In a bold initiative, the Malay Heritage Centre has recently unveiled the latest exhibition and CultureFest tracing the history and traditions of the Bugis community. Titled, Sirri na Pesse: Navigating Bugis Identities in Singapore, the exhibition relates little-known stories of the Bugis people in Singapore, as well as the unique traditions that journeyed with them from their ancestral homeland in South Sulawesi, and how they are manifested in the modern context of Singapore today.
Curated by Suhaili Osman and Nasri Shah, the Bugis community was known for being both notorious and daring seafarers. On the one hand they were known to be pirates and thus stigmatised as bogeyman while on the other they were traders who had a strong influence over the Sultanate of Johar.
The culture of the Buginese people have had many influences including, Hindu, Sino, Islamic and colonial. The exhibition features various artifacts that highlight this such as an antique Makassarese brass chest that has Chettinad traits, the Naga bracelet influenced by Hinduism, a brass caping (modesty plate) with Chinese characters worn by children under the age of 5 to ward off evil spirits or the Buginese script that was influenced by the Arabs.
But what was most interesting and progressive was the acceptance by the ancient Bugis of five gender identities, making current societal attitudes appear almost regressive. These were Makkunrai (masculine male), calabai (masculine female), oroane (feminine female), calalai (masculine femaile) and bissu (androgynous person). Of particular interest to Indians will likely be this acceptance of multiple gender identities which appear to have a strong link to ancient Hindu traditions where, sometimes, even Gods manifested a dual male-female power.

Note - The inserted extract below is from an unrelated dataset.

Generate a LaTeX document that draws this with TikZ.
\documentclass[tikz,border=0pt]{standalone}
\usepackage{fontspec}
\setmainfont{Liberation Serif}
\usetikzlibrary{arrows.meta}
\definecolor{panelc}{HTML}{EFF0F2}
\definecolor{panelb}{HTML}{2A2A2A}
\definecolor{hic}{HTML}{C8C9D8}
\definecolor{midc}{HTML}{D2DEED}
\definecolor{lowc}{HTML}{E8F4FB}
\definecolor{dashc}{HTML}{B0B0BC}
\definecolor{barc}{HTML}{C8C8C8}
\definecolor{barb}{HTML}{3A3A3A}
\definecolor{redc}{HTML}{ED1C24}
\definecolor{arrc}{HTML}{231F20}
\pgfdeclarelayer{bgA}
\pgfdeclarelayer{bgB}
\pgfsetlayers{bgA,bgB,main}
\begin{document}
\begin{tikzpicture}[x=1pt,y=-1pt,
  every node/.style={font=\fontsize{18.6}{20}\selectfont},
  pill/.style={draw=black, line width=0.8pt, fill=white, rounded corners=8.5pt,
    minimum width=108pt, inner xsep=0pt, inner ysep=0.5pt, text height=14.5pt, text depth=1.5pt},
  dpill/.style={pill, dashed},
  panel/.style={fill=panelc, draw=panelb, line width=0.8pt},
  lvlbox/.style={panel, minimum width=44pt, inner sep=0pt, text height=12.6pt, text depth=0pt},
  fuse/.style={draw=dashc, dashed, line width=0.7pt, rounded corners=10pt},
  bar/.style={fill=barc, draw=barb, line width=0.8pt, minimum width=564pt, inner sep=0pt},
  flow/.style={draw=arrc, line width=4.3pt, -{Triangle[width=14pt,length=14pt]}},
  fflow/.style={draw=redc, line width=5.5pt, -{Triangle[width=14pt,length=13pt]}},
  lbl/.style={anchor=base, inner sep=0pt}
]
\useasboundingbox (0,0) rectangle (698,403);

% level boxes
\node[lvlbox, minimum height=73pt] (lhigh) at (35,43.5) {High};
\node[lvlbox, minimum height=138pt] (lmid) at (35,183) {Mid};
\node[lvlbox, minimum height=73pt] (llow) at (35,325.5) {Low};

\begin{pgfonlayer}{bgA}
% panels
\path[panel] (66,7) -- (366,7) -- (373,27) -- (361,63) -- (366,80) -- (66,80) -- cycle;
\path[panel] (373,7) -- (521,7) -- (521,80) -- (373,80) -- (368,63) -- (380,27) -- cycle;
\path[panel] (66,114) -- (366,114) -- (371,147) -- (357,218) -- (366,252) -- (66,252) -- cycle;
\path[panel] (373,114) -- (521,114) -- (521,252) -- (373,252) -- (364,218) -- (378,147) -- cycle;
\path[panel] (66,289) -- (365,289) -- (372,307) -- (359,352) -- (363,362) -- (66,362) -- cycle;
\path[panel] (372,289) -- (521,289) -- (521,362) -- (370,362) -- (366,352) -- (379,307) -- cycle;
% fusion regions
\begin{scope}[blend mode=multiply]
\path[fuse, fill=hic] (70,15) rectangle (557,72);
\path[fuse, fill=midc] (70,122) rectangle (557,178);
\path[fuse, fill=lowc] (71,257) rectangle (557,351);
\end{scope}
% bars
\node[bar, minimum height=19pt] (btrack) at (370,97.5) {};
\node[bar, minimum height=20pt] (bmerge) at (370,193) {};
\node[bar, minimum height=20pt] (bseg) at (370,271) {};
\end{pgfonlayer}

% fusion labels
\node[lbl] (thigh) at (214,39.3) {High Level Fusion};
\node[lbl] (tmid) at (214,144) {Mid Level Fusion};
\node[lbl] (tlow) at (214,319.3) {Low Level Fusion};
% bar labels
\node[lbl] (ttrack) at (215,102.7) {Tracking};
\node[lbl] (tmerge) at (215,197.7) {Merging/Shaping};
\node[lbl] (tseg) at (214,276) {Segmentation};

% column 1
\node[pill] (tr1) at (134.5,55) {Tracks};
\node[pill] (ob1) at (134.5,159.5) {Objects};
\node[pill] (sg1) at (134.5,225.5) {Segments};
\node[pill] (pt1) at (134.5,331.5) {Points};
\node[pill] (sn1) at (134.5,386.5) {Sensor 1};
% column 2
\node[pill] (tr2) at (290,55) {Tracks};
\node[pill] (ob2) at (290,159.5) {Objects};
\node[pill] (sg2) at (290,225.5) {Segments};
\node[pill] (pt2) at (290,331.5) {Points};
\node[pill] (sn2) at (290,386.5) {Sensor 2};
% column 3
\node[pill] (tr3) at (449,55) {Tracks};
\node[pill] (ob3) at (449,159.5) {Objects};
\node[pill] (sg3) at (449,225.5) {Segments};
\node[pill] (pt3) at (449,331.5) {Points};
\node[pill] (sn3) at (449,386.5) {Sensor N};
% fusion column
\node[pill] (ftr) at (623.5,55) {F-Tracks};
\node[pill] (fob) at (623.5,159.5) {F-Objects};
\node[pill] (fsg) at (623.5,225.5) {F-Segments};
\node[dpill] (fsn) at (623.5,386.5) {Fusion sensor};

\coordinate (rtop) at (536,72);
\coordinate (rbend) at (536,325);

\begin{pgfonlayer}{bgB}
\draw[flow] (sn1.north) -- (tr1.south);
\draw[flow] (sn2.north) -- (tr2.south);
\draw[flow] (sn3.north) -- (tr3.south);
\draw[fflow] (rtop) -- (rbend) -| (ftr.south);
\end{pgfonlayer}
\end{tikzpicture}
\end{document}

“Gender in the Bugis community was not viewed in binary categories but rather comprises fluid configurations of masculine and feminine bodies and behaviours. This was accepted and the bissu was seen as a conduit that connects the seen and unseen worlds,” said Osman.

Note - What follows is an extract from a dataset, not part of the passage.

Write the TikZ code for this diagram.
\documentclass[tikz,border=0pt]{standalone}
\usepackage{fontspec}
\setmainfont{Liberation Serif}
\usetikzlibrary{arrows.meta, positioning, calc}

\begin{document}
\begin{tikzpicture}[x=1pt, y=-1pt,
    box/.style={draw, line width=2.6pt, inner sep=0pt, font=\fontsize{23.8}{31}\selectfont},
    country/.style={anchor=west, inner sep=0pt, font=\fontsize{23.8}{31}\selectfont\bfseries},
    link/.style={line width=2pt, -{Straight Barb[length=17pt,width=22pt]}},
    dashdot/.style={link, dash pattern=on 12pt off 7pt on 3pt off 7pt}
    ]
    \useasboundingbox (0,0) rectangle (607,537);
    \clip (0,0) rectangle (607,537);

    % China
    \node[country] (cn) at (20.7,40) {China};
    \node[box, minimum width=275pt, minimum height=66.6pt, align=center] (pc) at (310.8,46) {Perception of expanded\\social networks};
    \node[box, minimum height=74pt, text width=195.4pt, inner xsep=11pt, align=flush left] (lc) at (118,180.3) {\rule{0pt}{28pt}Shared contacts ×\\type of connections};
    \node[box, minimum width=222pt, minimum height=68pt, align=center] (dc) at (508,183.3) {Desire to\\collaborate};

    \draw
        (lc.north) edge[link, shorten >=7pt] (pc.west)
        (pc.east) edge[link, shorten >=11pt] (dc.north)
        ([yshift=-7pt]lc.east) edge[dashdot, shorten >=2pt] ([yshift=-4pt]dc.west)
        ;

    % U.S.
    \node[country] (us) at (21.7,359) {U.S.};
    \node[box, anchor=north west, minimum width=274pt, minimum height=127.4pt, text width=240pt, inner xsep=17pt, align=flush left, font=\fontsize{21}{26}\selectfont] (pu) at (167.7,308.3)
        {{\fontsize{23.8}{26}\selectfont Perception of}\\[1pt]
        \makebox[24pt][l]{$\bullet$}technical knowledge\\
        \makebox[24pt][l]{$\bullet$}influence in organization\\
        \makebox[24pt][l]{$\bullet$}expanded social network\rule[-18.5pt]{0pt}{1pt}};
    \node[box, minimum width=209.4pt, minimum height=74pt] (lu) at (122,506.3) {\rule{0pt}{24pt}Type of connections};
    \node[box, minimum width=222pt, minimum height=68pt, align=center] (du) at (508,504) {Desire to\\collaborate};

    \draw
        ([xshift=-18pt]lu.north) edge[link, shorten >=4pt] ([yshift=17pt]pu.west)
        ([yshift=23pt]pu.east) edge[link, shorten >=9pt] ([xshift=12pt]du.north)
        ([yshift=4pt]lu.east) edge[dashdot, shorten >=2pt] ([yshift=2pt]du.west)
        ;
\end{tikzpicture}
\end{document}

Historians and visitors will no doubt find strong echoes in Hinduism where there are diverse approaches to conceptualizing God and gender. Many Hindus focus upon impersonal Absolute Brahman which is genderless. Other Hindu traditions conceive God as androgynous (Ardhanarisvara), alternatively as either male or female, while cherishing gender henotheism that is without denying the existence of other Gods in either gender.
The exhibition also has a special activity area and kit for children, musical performances, talks and heritage trail walks to keep the public engaged.